__Stored data__:
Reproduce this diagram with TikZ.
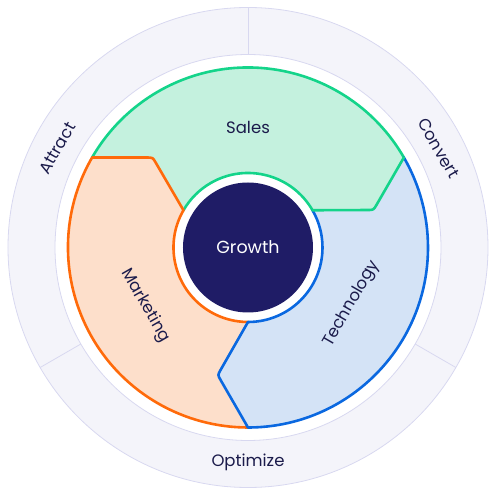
\documentclass[tikz,border=0pt]{standalone}
\usepackage{fontspec}
\setmainfont{Poppins}
\usetikzlibrary{calc}
\definecolor{ringfill}{HTML}{F4F4FA}
\definecolor{ringline}{HTML}{D8D8F0}
\definecolor{salesfill}{HTML}{C4F1DE}
\definecolor{salesline}{HTML}{14D48A}
\definecolor{mktfill}{HTML}{FDDFCB}
\definecolor{mktline}{HTML}{FF6A0A}
\definecolor{techfill}{HTML}{D4E3F6}
\definecolor{techline}{HTML}{0A68E0}
\definecolor{navy}{HTML}{1F1C66}
\definecolor{txt}{HTML}{1B1B4B}
\begin{document}
\begin{tikzpicture}[x=1pt,y=1pt,
  seg/.style={line width=2.6pt,line cap=round,line join=round},
  lbl/.style={text=txt,font=\fontsize{16.5}{19}\selectfont,inner sep=0pt},
  ringlbl/.style={text=txt,font=\fontsize{16.5}{19}\selectfont,inner sep=0pt}]
\useasboundingbox (-248,-247.5) rectangle (248,247.5);
% outer ring
\fill[ringfill,even odd rule] (0,0) circle[radius=240] (0,0) circle[radius=193];
\draw[ringline,line width=0.8pt] (0,0) circle[radius=240];
\draw[ringline,line width=0.8pt] (0,0) circle[radius=193];
\foreach \a in {90,210,330}
  \draw[ringline,line width=0.8pt] (\a:193) -- (\a:240);
% key points
\foreach \t in {30,150,270}{
  \coordinate (i\t) at (\t:74.5);
  \coordinate (o\t) at (\t:180);
  \coordinate (c\t) at ({\t-13.37}:131.05);
  \coordinate (a\t) at ($(c\t)!6pt!(i\t)$);
  \coordinate (b\t) at ($(c\t)!6pt!(o\t)$);
}
% fills
\fill[salesfill] (i30) -- (a30) .. controls (c30) .. (b30) -- (o30)
  arc[start angle=30,end angle=150,radius=180]
  -- (b150) .. controls (c150) .. (a150) -- (i150)
  arc[start angle=150,end angle=30,radius=74.5] -- cycle;
\fill[mktfill] (i150) -- (a150) .. controls (c150) .. (b150) -- (o150)
  arc[start angle=150,end angle=270,radius=180]
  -- (b270) .. controls (c270) .. (a270) -- (i270)
  arc[start angle=270,end angle=150,radius=74.5] -- cycle;
\fill[techfill] (i270) -- (a270) .. controls (c270) .. (b270) -- (o270)
  arc[start angle=270,end angle=390,radius=180]
  -- (b30) .. controls (c30) .. (a30) -- (i30)
  arc[start angle=390,end angle=270,radius=74.5] -- cycle;
% arcs
\draw[seg,salesline] (o30) arc[start angle=30,end angle=150,radius=180];
\draw[seg,salesline] (i30) arc[start angle=30,end angle=150,radius=74.5];
\draw[seg,mktline] (o150) arc[start angle=150,end angle=270,radius=180];
\draw[seg,mktline] (i150) arc[start angle=150,end angle=270,radius=74.5];
\draw[seg,techline] (o270) arc[start angle=270,end angle=390,radius=180];
\draw[seg,techline] (i270) arc[start angle=270,end angle=390,radius=74.5];
% boundaries
\draw[seg,salesline] (i30) -- (a30) .. controls (c30) .. (b30) -- (o30);
\draw[seg,mktline] (i150) -- (a150) .. controls (c150) .. (b150) -- (o150);
\draw[seg,techline] (i270) -- (a270) .. controls (c270) .. (b270) -- (o270);
% centre
\node[circle,fill=navy,minimum size=130pt,inner sep=0pt,text=white,
  font=\fontsize{17.5}{20}\selectfont] (growth) at (0,0) {Growth};
% labels
\node[lbl] (sales) at (90:120) {Sales};
\node[lbl,rotate=-60] (mkt) at (209.5:118) {Marketing};
\node[lbl,rotate=60] (tech) at (331.5:118) {Technology};
\node[ringlbl,rotate=60] (attract) at (152.5:215) {Attract};
\node[ringlbl,rotate=-60] (convert) at (27.5:215) {Convert};
\node[ringlbl] (optimize) at (270:215) {Optimize};
\end{tikzpicture}
\end{document}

__Exercise goal__: Repeat the data exactly, without the pictures.

__Output of the exercise__:
Reproduce this diagram with TikZ.
\documentclass[tikz,border=0pt]{standalone}
\usepackage{fontspec}
\setmainfont{Poppins}
\usetikzlibrary{calc}
\definecolor{ringfill}{HTML}{F4F4FA}
\definecolor{ringline}{HTML}{D8D8F0}
\definecolor{salesfill}{HTML}{C4F1DE}
\definecolor{salesline}{HTML}{14D48A}
\definecolor{mktfill}{HTML}{FDDFCB}
\definecolor{mktline}{HTML}{FF6A0A}
\definecolor{techfill}{HTML}{D4E3F6}
\definecolor{techline}{HTML}{0A68E0}
\definecolor{navy}{HTML}{1F1C66}
\definecolor{txt}{HTML}{1B1B4B}
\begin{document}
\begin{tikzpicture}[x=1pt,y=1pt,
  seg/.style={line width=2.6pt,line cap=round,line join=round},
  lbl/.style={text=txt,font=\fontsize{16.5}{19}\selectfont,inner sep=0pt},
  ringlbl/.style={text=txt,font=\fontsize{16.5}{19}\selectfont,inner sep=0pt}]
\useasboundingbox (-248,-247.5) rectangle (248,247.5);
% outer ring
\fill[ringfill,even odd rule] (0,0) circle[radius=240] (0,0) circle[radius=193];
\draw[ringline,line width=0.8pt] (0,0) circle[radius=240];
\draw[ringline,line width=0.8pt] (0,0) circle[radius=193];
\foreach \a in {90,210,330}
  \draw[ringline,line width=0.8pt] (\a:193) -- (\a:240);
% key points
\foreach \t in {30,150,270}{
  \coordinate (i\t) at (\t:74.5);
  \coordinate (o\t) at (\t:180);
  \coordinate (c\t) at ({\t-13.37}:131.05);
  \coordinate (a\t) at ($(c\t)!6pt!(i\t)$);
  \coordinate (b\t) at ($(c\t)!6pt!(o\t)$);
}
% fills
\fill[salesfill] (i30) -- (a30) .. controls (c30) .. (b30) -- (o30)
  arc[start angle=30,end angle=150,radius=180]
  -- (b150) .. controls (c150) .. (a150) -- (i150)
  arc[start angle=150,end angle=30,radius=74.5] -- cycle;
\fill[mktfill] (i150) -- (a150) .. controls (c150) .. (b150) -- (o150)
  arc[start angle=150,end angle=270,radius=180]
  -- (b270) .. controls (c270) .. (a270) -- (i270)
  arc[start angle=270,end angle=150,radius=74.5] -- cycle;
\fill[techfill] (i270) -- (a270) .. controls (c270) .. (b270) -- (o270)
  arc[start angle=270,end angle=390,radius=180]
  -- (b30) .. controls (c30) .. (a30) -- (i30)
  arc[start angle=390,end angle=270,radius=74.5] -- cycle;
% arcs
\draw[seg,salesline] (o30) arc[start angle=30,end angle=150,radius=180];
\draw[seg,salesline] (i30) arc[start angle=30,end angle=150,radius=74.5];
\draw[seg,mktline] (o150) arc[start angle=150,end angle=270,radius=180];
\draw[seg,mktline] (i150) arc[start angle=150,end angle=270,radius=74.5];
\draw[seg,techline] (o270) arc[start angle=270,end angle=390,radius=180];
\draw[seg,techline] (i270) arc[start angle=270,end angle=390,radius=74.5];
% boundaries
\draw[seg,salesline] (i30) -- (a30) .. controls (c30) .. (b30) -- (o30);
\draw[seg,mktline] (i150) -- (a150) .. controls (c150) .. (b150) -- (o150);
\draw[seg,techline] (i270) -- (a270) .. controls (c270) .. (b270) -- (o270);
% centre
\node[circle,fill=navy,minimum size=130pt,inner sep=0pt,text=white,
  font=\fontsize{17.5}{20}\selectfont] (growth) at (0,0) {Growth};
% labels
\node[lbl] (sales) at (90:120) {Sales};
\node[lbl,rotate=-60] (mkt) at (209.5:118) {Marketing};
\node[lbl,rotate=60] (tech) at (331.5:118) {Technology};
\node[ringlbl,rotate=60] (attract) at (152.5:215) {Attract};
\node[ringlbl,rotate=-60] (convert) at (27.5:215) {Convert};
\node[ringlbl] (optimize) at (270:215) {Optimize};
\end{tikzpicture}
\end{document}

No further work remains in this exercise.